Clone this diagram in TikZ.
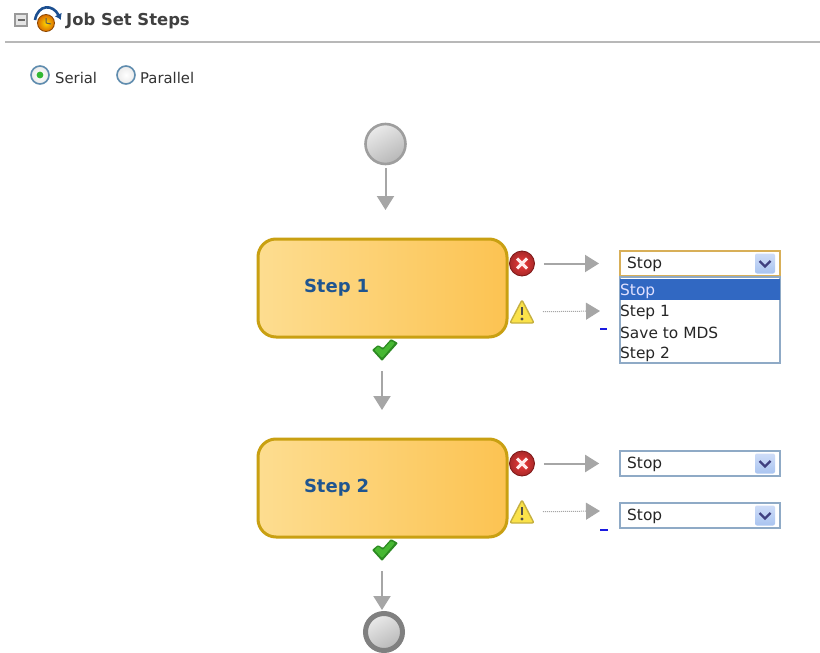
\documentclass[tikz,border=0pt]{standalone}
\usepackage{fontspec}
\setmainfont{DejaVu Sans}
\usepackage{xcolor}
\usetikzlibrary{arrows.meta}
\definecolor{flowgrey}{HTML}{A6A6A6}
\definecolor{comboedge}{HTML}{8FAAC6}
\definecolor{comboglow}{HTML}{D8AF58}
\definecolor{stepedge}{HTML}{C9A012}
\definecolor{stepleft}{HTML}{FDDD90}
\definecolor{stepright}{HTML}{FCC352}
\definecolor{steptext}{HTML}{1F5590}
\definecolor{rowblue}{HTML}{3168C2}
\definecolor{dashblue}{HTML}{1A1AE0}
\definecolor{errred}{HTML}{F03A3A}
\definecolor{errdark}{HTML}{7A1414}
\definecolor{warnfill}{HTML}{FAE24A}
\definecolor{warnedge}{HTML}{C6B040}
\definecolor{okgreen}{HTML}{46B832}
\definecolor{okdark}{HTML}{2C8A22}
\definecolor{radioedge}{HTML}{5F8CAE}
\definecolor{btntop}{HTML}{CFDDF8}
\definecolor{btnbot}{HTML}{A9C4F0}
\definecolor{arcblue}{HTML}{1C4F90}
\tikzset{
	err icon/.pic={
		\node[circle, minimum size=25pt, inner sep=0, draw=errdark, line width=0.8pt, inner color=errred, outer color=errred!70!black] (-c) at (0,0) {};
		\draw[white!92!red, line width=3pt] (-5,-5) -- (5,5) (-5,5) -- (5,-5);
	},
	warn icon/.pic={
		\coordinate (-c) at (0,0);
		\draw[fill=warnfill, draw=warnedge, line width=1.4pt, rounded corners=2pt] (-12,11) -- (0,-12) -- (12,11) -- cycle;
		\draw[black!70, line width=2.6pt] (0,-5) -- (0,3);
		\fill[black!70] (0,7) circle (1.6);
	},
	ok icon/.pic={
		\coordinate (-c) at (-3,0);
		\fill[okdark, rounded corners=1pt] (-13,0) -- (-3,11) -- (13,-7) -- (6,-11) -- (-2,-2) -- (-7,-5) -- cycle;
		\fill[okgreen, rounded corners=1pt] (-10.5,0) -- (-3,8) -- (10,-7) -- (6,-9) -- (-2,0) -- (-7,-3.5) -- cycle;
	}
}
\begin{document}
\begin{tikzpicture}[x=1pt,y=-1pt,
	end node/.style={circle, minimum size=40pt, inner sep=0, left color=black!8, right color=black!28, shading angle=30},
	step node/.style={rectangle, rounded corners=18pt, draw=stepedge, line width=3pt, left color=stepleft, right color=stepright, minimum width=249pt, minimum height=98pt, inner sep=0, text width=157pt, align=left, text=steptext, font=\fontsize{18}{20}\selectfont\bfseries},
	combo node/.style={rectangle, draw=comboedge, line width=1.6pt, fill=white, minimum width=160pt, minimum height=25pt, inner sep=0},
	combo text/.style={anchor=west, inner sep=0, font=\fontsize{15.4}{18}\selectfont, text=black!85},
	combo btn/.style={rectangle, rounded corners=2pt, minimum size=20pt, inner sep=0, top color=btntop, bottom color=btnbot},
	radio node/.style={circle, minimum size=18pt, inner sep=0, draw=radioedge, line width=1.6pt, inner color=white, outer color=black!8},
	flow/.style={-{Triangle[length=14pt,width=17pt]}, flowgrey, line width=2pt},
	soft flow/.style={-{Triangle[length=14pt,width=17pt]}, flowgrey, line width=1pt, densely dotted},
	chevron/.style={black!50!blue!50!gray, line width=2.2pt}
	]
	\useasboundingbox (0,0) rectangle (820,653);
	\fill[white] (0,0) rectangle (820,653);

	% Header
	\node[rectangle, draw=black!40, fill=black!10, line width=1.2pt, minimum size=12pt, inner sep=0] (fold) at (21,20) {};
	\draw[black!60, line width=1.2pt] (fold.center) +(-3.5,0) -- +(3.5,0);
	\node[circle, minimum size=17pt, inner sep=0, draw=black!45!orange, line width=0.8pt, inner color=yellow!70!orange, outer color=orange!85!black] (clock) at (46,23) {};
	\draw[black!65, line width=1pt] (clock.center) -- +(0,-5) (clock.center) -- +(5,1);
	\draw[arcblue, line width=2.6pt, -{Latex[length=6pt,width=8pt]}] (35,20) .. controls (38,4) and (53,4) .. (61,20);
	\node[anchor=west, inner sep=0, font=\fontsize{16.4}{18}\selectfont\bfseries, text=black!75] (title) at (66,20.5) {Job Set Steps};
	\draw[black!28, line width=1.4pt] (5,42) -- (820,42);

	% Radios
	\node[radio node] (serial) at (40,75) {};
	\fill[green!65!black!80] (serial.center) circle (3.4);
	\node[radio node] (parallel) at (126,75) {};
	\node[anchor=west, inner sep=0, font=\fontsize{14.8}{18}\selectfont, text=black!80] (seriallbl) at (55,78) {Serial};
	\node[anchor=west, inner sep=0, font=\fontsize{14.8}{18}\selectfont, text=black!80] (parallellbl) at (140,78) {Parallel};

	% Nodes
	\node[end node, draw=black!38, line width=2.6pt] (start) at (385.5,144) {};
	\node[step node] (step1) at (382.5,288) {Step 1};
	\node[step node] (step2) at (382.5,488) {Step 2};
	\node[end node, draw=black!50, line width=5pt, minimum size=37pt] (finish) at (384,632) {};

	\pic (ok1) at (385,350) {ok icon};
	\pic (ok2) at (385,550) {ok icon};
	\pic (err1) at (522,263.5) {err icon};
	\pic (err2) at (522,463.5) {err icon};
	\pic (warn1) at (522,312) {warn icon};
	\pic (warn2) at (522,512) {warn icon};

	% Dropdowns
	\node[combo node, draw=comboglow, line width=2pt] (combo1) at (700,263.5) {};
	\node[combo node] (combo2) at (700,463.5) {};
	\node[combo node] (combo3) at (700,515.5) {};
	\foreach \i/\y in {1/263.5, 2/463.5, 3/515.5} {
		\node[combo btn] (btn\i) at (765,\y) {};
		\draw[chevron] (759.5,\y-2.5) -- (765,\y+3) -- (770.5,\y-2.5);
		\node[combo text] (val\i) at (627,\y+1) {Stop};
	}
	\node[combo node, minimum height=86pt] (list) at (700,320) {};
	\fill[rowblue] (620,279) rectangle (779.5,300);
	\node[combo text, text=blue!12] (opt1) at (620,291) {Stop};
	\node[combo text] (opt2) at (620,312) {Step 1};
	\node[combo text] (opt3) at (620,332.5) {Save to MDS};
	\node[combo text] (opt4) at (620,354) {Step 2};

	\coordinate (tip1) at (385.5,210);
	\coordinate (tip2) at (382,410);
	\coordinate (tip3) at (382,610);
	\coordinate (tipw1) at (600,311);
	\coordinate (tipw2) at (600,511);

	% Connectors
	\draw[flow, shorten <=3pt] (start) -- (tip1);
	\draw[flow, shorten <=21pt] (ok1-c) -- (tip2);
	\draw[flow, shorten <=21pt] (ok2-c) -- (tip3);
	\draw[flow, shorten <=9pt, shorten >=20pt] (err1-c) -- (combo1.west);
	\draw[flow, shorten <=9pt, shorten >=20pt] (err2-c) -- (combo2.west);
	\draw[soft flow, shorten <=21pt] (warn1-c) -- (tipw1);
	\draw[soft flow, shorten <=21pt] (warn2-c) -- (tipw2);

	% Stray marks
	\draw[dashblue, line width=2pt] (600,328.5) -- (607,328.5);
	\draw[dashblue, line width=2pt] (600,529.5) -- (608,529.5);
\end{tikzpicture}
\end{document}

------------------------------------------------------------

» **Required task**
Restate the whole listing above exactly, please, omitting every image.

» **Response for this exercise**
Clone this diagram in TikZ.
\documentclass[tikz,border=0pt]{standalone}
\usepackage{fontspec}
\setmainfont{DejaVu Sans}
\usepackage{xcolor}
\usetikzlibrary{arrows.meta}
\definecolor{flowgrey}{HTML}{A6A6A6}
\definecolor{comboedge}{HTML}{8FAAC6}
\definecolor{comboglow}{HTML}{D8AF58}
\definecolor{stepedge}{HTML}{C9A012}
\definecolor{stepleft}{HTML}{FDDD90}
\definecolor{stepright}{HTML}{FCC352}
\definecolor{steptext}{HTML}{1F5590}
\definecolor{rowblue}{HTML}{3168C2}
\definecolor{dashblue}{HTML}{1A1AE0}
\definecolor{errred}{HTML}{F03A3A}
\definecolor{errdark}{HTML}{7A1414}
\definecolor{warnfill}{HTML}{FAE24A}
\definecolor{warnedge}{HTML}{C6B040}
\definecolor{okgreen}{HTML}{46B832}
\definecolor{okdark}{HTML}{2C8A22}
\definecolor{radioedge}{HTML}{5F8CAE}
\definecolor{btntop}{HTML}{CFDDF8}
\definecolor{btnbot}{HTML}{A9C4F0}
\definecolor{arcblue}{HTML}{1C4F90}
\tikzset{
	err icon/.pic={
		\node[circle, minimum size=25pt, inner sep=0, draw=errdark, line width=0.8pt, inner color=errred, outer color=errred!70!black] (-c) at (0,0) {};
		\draw[white!92!red, line width=3pt] (-5,-5) -- (5,5) (-5,5) -- (5,-5);
	},
	warn icon/.pic={
		\coordinate (-c) at (0,0);
		\draw[fill=warnfill, draw=warnedge, line width=1.4pt, rounded corners=2pt] (-12,11) -- (0,-12) -- (12,11) -- cycle;
		\draw[black!70, line width=2.6pt] (0,-5) -- (0,3);
		\fill[black!70] (0,7) circle (1.6);
	},
	ok icon/.pic={
		\coordinate (-c) at (-3,0);
		\fill[okdark, rounded corners=1pt] (-13,0) -- (-3,11) -- (13,-7) -- (6,-11) -- (-2,-2) -- (-7,-5) -- cycle;
		\fill[okgreen, rounded corners=1pt] (-10.5,0) -- (-3,8) -- (10,-7) -- (6,-9) -- (-2,0) -- (-7,-3.5) -- cycle;
	}
}
\begin{document}
\begin{tikzpicture}[x=1pt,y=-1pt,
	end node/.style={circle, minimum size=40pt, inner sep=0, left color=black!8, right color=black!28, shading angle=30},
	step node/.style={rectangle, rounded corners=18pt, draw=stepedge, line width=3pt, left color=stepleft, right color=stepright, minimum width=249pt, minimum height=98pt, inner sep=0, text width=157pt, align=left, text=steptext, font=\fontsize{18}{20}\selectfont\bfseries},
	combo node/.style={rectangle, draw=comboedge, line width=1.6pt, fill=white, minimum width=160pt, minimum height=25pt, inner sep=0},
	combo text/.style={anchor=west, inner sep=0, font=\fontsize{15.4}{18}\selectfont, text=black!85},
	combo btn/.style={rectangle, rounded corners=2pt, minimum size=20pt, inner sep=0, top color=btntop, bottom color=btnbot},
	radio node/.style={circle, minimum size=18pt, inner sep=0, draw=radioedge, line width=1.6pt, inner color=white, outer color=black!8},
	flow/.style={-{Triangle[length=14pt,width=17pt]}, flowgrey, line width=2pt},
	soft flow/.style={-{Triangle[length=14pt,width=17pt]}, flowgrey, line width=1pt, densely dotted},
	chevron/.style={black!50!blue!50!gray, line width=2.2pt}
	]
	\useasboundingbox (0,0) rectangle (820,653);
	\fill[white] (0,0) rectangle (820,653);

	% Header
	\node[rectangle, draw=black!40, fill=black!10, line width=1.2pt, minimum size=12pt, inner sep=0] (fold) at (21,20) {};
	\draw[black!60, line width=1.2pt] (fold.center) +(-3.5,0) -- +(3.5,0);
	\node[circle, minimum size=17pt, inner sep=0, draw=black!45!orange, line width=0.8pt, inner color=yellow!70!orange, outer color=orange!85!black] (clock) at (46,23) {};
	\draw[black!65, line width=1pt] (clock.center) -- +(0,-5) (clock.center) -- +(5,1);
	\draw[arcblue, line width=2.6pt, -{Latex[length=6pt,width=8pt]}] (35,20) .. controls (38,4) and (53,4) .. (61,20);
	\node[anchor=west, inner sep=0, font=\fontsize{16.4}{18}\selectfont\bfseries, text=black!75] (title) at (66,20.5) {Job Set Steps};
	\draw[black!28, line width=1.4pt] (5,42) -- (820,42);

	% Radios
	\node[radio node] (serial) at (40,75) {};
	\fill[green!65!black!80] (serial.center) circle (3.4);
	\node[radio node] (parallel) at (126,75) {};
	\node[anchor=west, inner sep=0, font=\fontsize{14.8}{18}\selectfont, text=black!80] (seriallbl) at (55,78) {Serial};
	\node[anchor=west, inner sep=0, font=\fontsize{14.8}{18}\selectfont, text=black!80] (parallellbl) at (140,78) {Parallel};

	% Nodes
	\node[end node, draw=black!38, line width=2.6pt] (start) at (385.5,144) {};
	\node[step node] (step1) at (382.5,288) {Step 1};
	\node[step node] (step2) at (382.5,488) {Step 2};
	\node[end node, draw=black!50, line width=5pt, minimum size=37pt] (finish) at (384,632) {};

	\pic (ok1) at (385,350) {ok icon};
	\pic (ok2) at (385,550) {ok icon};
	\pic (err1) at (522,263.5) {err icon};
	\pic (err2) at (522,463.5) {err icon};
	\pic (warn1) at (522,312) {warn icon};
	\pic (warn2) at (522,512) {warn icon};

	% Dropdowns
	\node[combo node, draw=comboglow, line width=2pt] (combo1) at (700,263.5) {};
	\node[combo node] (combo2) at (700,463.5) {};
	\node[combo node] (combo3) at (700,515.5) {};
	\foreach \i/\y in {1/263.5, 2/463.5, 3/515.5} {
		\node[combo btn] (btn\i) at (765,\y) {};
		\draw[chevron] (759.5,\y-2.5) -- (765,\y+3) -- (770.5,\y-2.5);
		\node[combo text] (val\i) at (627,\y+1) {Stop};
	}
	\node[combo node, minimum height=86pt] (list) at (700,320) {};
	\fill[rowblue] (620,279) rectangle (779.5,300);
	\node[combo text, text=blue!12] (opt1) at (620,291) {Stop};
	\node[combo text] (opt2) at (620,312) {Step 1};
	\node[combo text] (opt3) at (620,332.5) {Save to MDS};
	\node[combo text] (opt4) at (620,354) {Step 2};

	\coordinate (tip1) at (385.5,210);
	\coordinate (tip2) at (382,410);
	\coordinate (tip3) at (382,610);
	\coordinate (tipw1) at (600,311);
	\coordinate (tipw2) at (600,511);

	% Connectors
	\draw[flow, shorten <=3pt] (start) -- (tip1);
	\draw[flow, shorten <=21pt] (ok1-c) -- (tip2);
	\draw[flow, shorten <=21pt] (ok2-c) -- (tip3);
	\draw[flow, shorten <=9pt, shorten >=20pt] (err1-c) -- (combo1.west);
	\draw[flow, shorten <=9pt, shorten >=20pt] (err2-c) -- (combo2.west);
	\draw[soft flow, shorten <=21pt] (warn1-c) -- (tipw1);
	\draw[soft flow, shorten <=21pt] (warn2-c) -- (tipw2);

	% Stray marks
	\draw[dashblue, line width=2pt] (600,328.5) -- (607,328.5);
	\draw[dashblue, line width=2pt] (600,529.5) -- (608,529.5);
\end{tikzpicture}
\end{document}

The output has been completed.